PJ Crowley, former spokesman for the U.S. State Department, told the same audience that the Israel-Palestine issue was no longer the same regional focal point it once was.
“In 2009, President Obama came in knowing that the Israel-Palestine issue is the key driver in the region. We believed that to be true in 2009, but it is not true in 2013,” Crowley said.
“There are new players in region, with (Egyptian President Hosni) Mubarak replaced by (Mohammed) Morsi, who was helpful in ending hostilities with Hamas, but has a much different view of the Palestine issue and has very different dynamics domestically. King Abdullah of Jordan has his hands full with 700,000 Syrian refugees. So Israel-Palestine has been pushed from the top of the list.”

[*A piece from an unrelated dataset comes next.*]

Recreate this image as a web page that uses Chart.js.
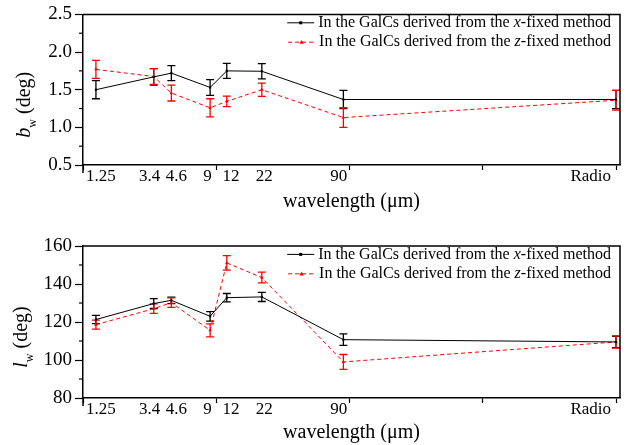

Others have focused on the personal issues between Obama and Netanyahu. Martin Indyk, the former U.S. ambassador to Israel, said that the two leaders have “bad chemistry” between them. This was echoed by former U.S. ambassador to Saudi Arabia, Chas Freeman, who put the blame for the tension squarely on Netanyahu.
“Frankly, I doubt that Obama…is likely to invest much effort in either supporting or opposing Netanyahu’s Israel now,” Freeman told IPS. “Netanyahu has not only beaten the warmth out of his government’s relationship with its American counterpart, he has left Obama with no basis for engagement with him other than posturing for domestic political effect.”
John Mearsheimer, professor of International Relations at the University of Chicago summed up the pessimism, telling IPS, “Obama will surely go through the motions to make it look like he is serious about pushing the peace process forward.
“I would be very surprised, however, if he makes a serious effort to get a two-state solution, simply because the Israelis taught him in his first term that they are in the driver’s seat and they are not interested in allowing the Palestinians to have their own state. Nothing happened with the recent Israeli election to change that dynamic."
Mitchell Plitnick is a contributor to Inter Press Service.